This recipe from Yotam Ottolenghi’s Comfort is exactly what the cookbook title says—comfort food at its best. Roast eggplant pieces for a half hour and then add tomatoes, oregano, basil, garlic, a red chile, tomato paste, sugar, butter and fusilli or other short, dried pasta. Add boiling water, cover and cook for another half hour. Stir and cook, uncovered, for another 10 or 15 minutes. Let it rest for 10 minutes and then serve sprinkled with cheese and fresh herbs. Cook’s note: It took longer than 30 minutes for the pasta to cook; the next time I make this I will partially cook it in boiling water before adding it to the other ingredients.

Avoiding Additives and Preservatives

Unico tomatoes and No Name tomato paste are additive-free. Check the oregano to make sure it does not contain colour or anti-caking agents. Use a butter that contains only milk or cream, with no colour added. Genuine parmesan contains no colour or additives; check for the name on the rind.

The pasta cooks with the sauce in this one-pot meal

Tomato and eggplant one-pot baked pasta

Ingredients:

¼ cup (60 ml) olive oil

2 eggplants, quartered lengthways, then each quarter cut in half widthways (1 lb 2 oz/500 g)

Salt and black pepper

12 ¼ oz (350 g) cherry tomatoes, half sliced, the rest left whole

14 oz (400 g) can diced tomatoes

1 tsp (5 ml) dried oregano

1 cup (20 g) basil leaves, roughly torn, plus a few extra leaves to serve

6 garlic cloves, peeled and thinly sliced

1 red chile, cut in half lengthways, stem left intact

2 tbsp (30 ml) tomato paste

1 tsp (5 ml) icing sugar (or granulated sugar whirred in a food processor until it is powdery)

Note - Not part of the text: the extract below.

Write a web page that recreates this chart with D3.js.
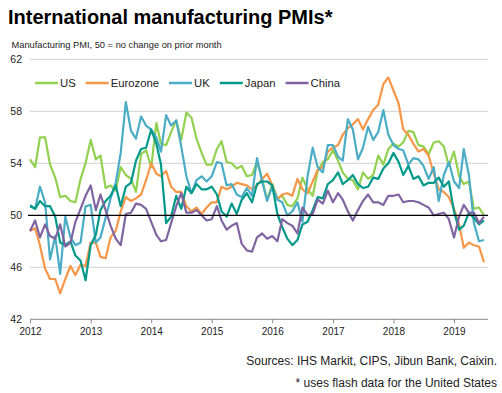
<!DOCTYPE html>
<html>
<head>
<meta charset="utf-8">
<script src="https://cdn.jsdelivr.net/npm/d3@7"></script>
<style>
  body { margin: 0; background: #fff; }
  svg { display: block; font-family: Arial, "Liberation Sans", sans-serif; }
</style>
</head>
<body>
<div id="chart"></div>
<script>
// monthly readings, Jan 2012 - Jul 2019
const usPMI = [
  54.3, 53.7, 56.0, 56.0, 53.9, 52.9, 51.4, 51.5, 51.1, 51.0, 52.8, 54.0,
  55.8, 54.3, 54.6, 52.1, 52.3, 51.9, 53.7, 53.1, 52.8, 51.8, 54.7, 55.0,
  53.7, 57.1, 55.5, 55.4, 56.4, 57.3, 55.8, 57.9, 57.5, 55.9, 54.8, 53.9,
  53.9, 55.1, 55.7, 54.1, 54.0, 53.6, 53.8, 53.0, 53.1, 54.1, 52.8, 51.2,
  52.4, 51.3, 51.5, 50.8, 50.7, 51.3, 52.9, 52.0, 51.5, 53.4, 54.1, 54.3,
  55.0, 54.2, 53.3, 52.8, 52.7, 52.0, 53.3, 52.8, 53.1, 54.6, 53.9, 55.1,
  55.5, 55.3, 55.6, 56.5, 56.4, 55.4, 55.3, 54.7, 55.6, 55.7, 55.3, 53.8,
  54.9, 53.0, 52.4, 52.6, 50.5, 50.6, 50.0
];
const eurozonePMI = [
  48.8, 49.0, 47.7, 45.9, 45.1, 45.1, 44.0, 45.1, 46.1, 45.4, 46.2, 46.1,
  47.9, 47.9, 46.8, 46.7, 48.3, 48.8, 50.3, 51.4, 51.1, 51.3, 51.6, 52.7,
  54.0, 53.2, 53.0, 53.4, 52.2, 51.8, 51.8, 50.7, 50.3, 50.6, 50.1, 50.6,
  51.0, 51.0, 52.2, 52.0, 52.2, 52.5, 52.4, 52.3, 52.0, 52.3, 52.8, 53.2,
  52.3, 51.2, 51.6, 51.7, 51.5, 52.8, 52.0, 51.7, 52.6, 53.5, 53.7, 54.9,
  55.2, 55.4, 56.2, 56.7, 57.0, 57.4, 56.6, 57.4, 58.1, 58.5, 60.1, 60.6,
  59.6, 58.6, 56.6, 56.2, 55.5, 54.9, 55.1, 54.6, 53.2, 52.0, 51.8, 51.4,
  50.5, 49.3, 47.5, 47.9, 47.7, 47.6, 46.4
];
const ukPMI = [
  50.8, 50.5, 52.2, 51.0, 46.6, 48.4, 45.5, 49.9, 48.3, 47.7, 47.9, 50.7,
  50.8, 47.9, 48.3, 49.8, 51.3, 52.5, 54.8, 58.7, 56.5, 55.9, 57.6, 56.9,
  56.6, 56.0, 54.9, 57.7, 56.9, 57.3, 55.3, 53.0, 51.7, 52.7, 53.0, 52.6,
  53.0, 54.1, 54.0, 52.3, 52.4, 51.6, 51.4, 52.1, 51.5, 54.4, 52.6, 51.1,
  52.2, 51.2, 51.0, 50.0, 50.3, 51.0, 49.5, 53.0, 55.2, 53.7, 53.3, 55.4,
  55.4, 54.5, 54.2, 57.4, 56.6, 54.3, 55.2, 56.8, 55.8, 56.4, 58.1, 56.2,
  55.4, 55.1, 55.0, 53.9, 54.4, 54.3, 53.8, 52.8, 53.7, 51.1, 53.1, 54.1,
  52.6, 52.1, 55.1, 53.1, 49.4, 48.0, 48.1
];
const japanPMI = [
  50.7, 50.5, 51.1, 50.7, 50.7, 49.9, 47.9, 47.7, 48.0, 46.9, 46.5, 45.0,
  47.7, 48.5, 50.4, 51.1, 51.5, 52.3, 50.7, 52.2, 52.5, 54.2, 55.1, 55.2,
  56.6, 55.5, 53.9, 49.4, 49.9, 51.5, 50.5, 52.2, 51.7, 52.4, 52.0, 52.0,
  52.2, 51.6, 50.3, 49.9, 50.9, 50.1, 51.2, 51.7, 51.0, 52.4, 52.6, 52.6,
  52.3, 50.1, 49.1, 48.2, 47.7, 48.1, 49.3, 49.5, 50.4, 51.4, 51.3, 52.4,
  52.7, 53.3, 52.4, 52.7, 53.1, 52.4, 52.1, 52.2, 52.9, 52.8, 53.6, 54.0,
  54.8, 54.1, 53.1, 53.8, 52.8, 53.0, 52.3, 52.5, 52.5, 52.9, 52.2, 52.6,
  50.3, 48.9, 49.2, 50.2, 49.8, 49.3, 49.6
];
const chinaPMI = [
  48.8, 49.6, 48.3, 49.3, 48.4, 48.2, 49.3, 47.6, 47.9, 49.5, 50.5, 51.5,
  52.3, 50.4, 51.6, 50.4, 49.2, 48.2, 47.7, 50.1, 50.2, 50.9, 50.8, 50.5,
  49.5, 48.5, 48.0, 48.1, 49.4, 50.7, 51.7, 50.2, 50.2, 50.4, 50.0, 49.6,
  49.7, 50.7, 49.6, 48.9, 49.2, 49.4, 47.8, 47.3, 47.2, 48.3, 48.6, 48.2,
  48.4, 48.0, 49.7, 49.4, 49.2, 48.6, 50.6, 50.0, 50.1, 51.2, 50.9, 51.9,
  51.0, 51.7, 51.2, 50.3, 49.6, 50.4, 51.1, 51.6, 51.0, 51.0, 50.8, 51.5,
  51.5, 51.6, 51.0, 51.1, 51.1, 51.0, 50.8, 50.6, 50.0, 50.1, 50.2, 49.7,
  48.3, 49.9, 50.8, 50.2, 50.2, 49.4, 49.9
];

const seriesNames = ["US", "Eurozone", "UK", "Japan", "China"];
const seriesColors = ["#92d050", "#f79646", "#4bacc6", "#00998a", "#8064a2"];
const yTicks = [42, 46, 50, 54, 58, 62];
const yearTicks = [2012, 2013, 2014, 2015, 2016, 2017, 2018, 2019];

const allSeries = [usPMI, eurozonePMI, ukPMI, japanPMI, chinaPMI];
const months = d3.timeMonth.range(new Date(2012, 0, 1), new Date(2019, 7, 1));

const width = 502, height = 393;
const left = 30, right = 488;

const svg = d3.select("#chart").append("svg")
  .attr("width", width)
  .attr("height", height);

const x = d3.scaleTime()
  .domain([months[0], months[months.length - 1]])
  .range([30, 484]);
const y = d3.scaleLinear().domain([42, 62]).range([319.3, 59.3]);

// title + subtitle
svg.append("text")
  .attr("x", 8).attr("y", 24)
  .style("font-size", "20px").style("font-weight", "bold")
  .text("International manufacturing PMIs*");
svg.append("text")
  .attr("x", 11.5).attr("y", 47.5)
  .style("font-size", "9.3px").attr("fill", "#222")
  .text("Manufacturing PMI, 50 = no change on prior month");

// gridlines
svg.append("g").selectAll("line")
  .data(yTicks.filter(d => d !== 42 && d !== 50))
  .enter().append("line")
  .attr("x1", left).attr("x2", right)
  .attr("y1", d => y(d)).attr("y2", d => y(d))
  .attr("stroke", "#d0d0d0").attr("stroke-width", 1);

// y labels
svg.append("g").selectAll("text")
  .data(yTicks)
  .enter().append("text")
  .attr("x", 22).attr("y", d => y(d) + 3.8)
  .attr("text-anchor", "end")
  .style("font-size", "10.5px").attr("fill", "#222")
  .text(d => d);

// x axis
const xAxis = d3.axisBottom(x)
  .tickValues(yearTicks.map(yr => new Date(yr, 0, 1)))
  .tickFormat(d3.timeFormat("%Y"))
  .tickSize(4);
const gx = svg.append("g")
  .attr("transform", "translate(0," + y(42) + ")")
  .call(xAxis);
gx.select(".domain").attr("d", "M" + left + ",0H" + right).attr("stroke", "#888");
gx.selectAll(".tick line").attr("stroke", "#888");
gx.selectAll(".tick text")
  .attr("y", 9)
  .style("font-size", "10px").style("font-family", "Arial, 'Liberation Sans', sans-serif")
  .attr("fill", "#222");

// series lines
const line = d3.line()
  .x((d, i) => x(months[i]))
  .y(d => y(d));

svg.append("g").selectAll("path")
  .data(allSeries)
  .enter().append("path")
  .attr("d", line)
  .attr("fill", "none")
  .attr("stroke", (d, i) => seriesColors[i])
  .attr("stroke-width", 2.2)
  .attr("stroke-linejoin", "round");

// 50 line
svg.append("line")
  .attr("x1", 28).attr("x2", right)
  .attr("y1", y(50)).attr("y2", y(50))
  .attr("stroke", "#000").attr("stroke-width", 1.3);

// legend
const legend = svg.append("g").attr("transform", "translate(35,83)");
let lx = 0;
seriesNames.forEach((name, i) => {
  legend.append("line")
    .attr("x1", lx).attr("x2", lx + 23)
    .attr("y1", 0).attr("y2", 0)
    .attr("stroke", seriesColors[i]).attr("stroke-width", 2.5);
  const t = legend.append("text")
    .attr("x", lx + 25).attr("y", 4)
    .style("font-size", "11.3px").attr("fill", "#222")
    .text(name);
  lx += 25 + t.node().getComputedTextLength() + 10;
});

// sources
svg.append("text")
  .attr("x", 497).attr("y", 365)
  .attr("text-anchor", "end")
  .style("font-size", "12px").attr("fill", "#222")
  .text("Sources: IHS Markit, CIPS, Jibun Bank, Caixin.");
svg.append("text")
  .attr("x", 497).attr("y", 386.5)
  .attr("text-anchor", "end")
  .style("font-size", "12px").attr("fill", "#222")
  .text("* uses flash data for the United States");
</script>
</body>
</html>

7 tbsp (100 g) unsalted butter, cut into ¾-inch/2-cm cubes

9 oz (250 g) dried fusilli, or other short, dried pasta

1 2/3 cups (400 ml) boiling water

1/3 oz (10 g) parsley, roughly chopped

1 ½ oz (40 g) parmesan, finely grated

Salt and black pepper

Preparation:

Heat the oven to 425 F (220 C). Put the oil in a large ovenproof sauté pan for which you have a lid, then lay in the eggplants, a teaspoon of salt and a good grind of pepper. Toss to combine, then arrange the eggplants skin side down in the pan. Roast for 30 minutes, until nicely golden and starting to catch in places.

Add the remaining ingredients apart from the water, parsley and parmesan to the pan, then add 1 2/3 cup (400 ml) just-boiled water and stir in a teaspoon of salt and a good grind of pepper. Don’t worry if all the pasta is not completely covered with liquid at this stage. Cover and bake for another 30 minutes, until the tomatoes have cooked down and the pasta is tender.

After the pasta has been in the oven for 30 minutes, give everything a good stir and cook uncovered for a final 10–15 minutes, until the sauce clings to the pasta and is starting to catch in places. Remove, leave to sit for 10 minutes, then serve with the parsley, parmesan and extra basil leaves sprinkled over the top. Serves 4.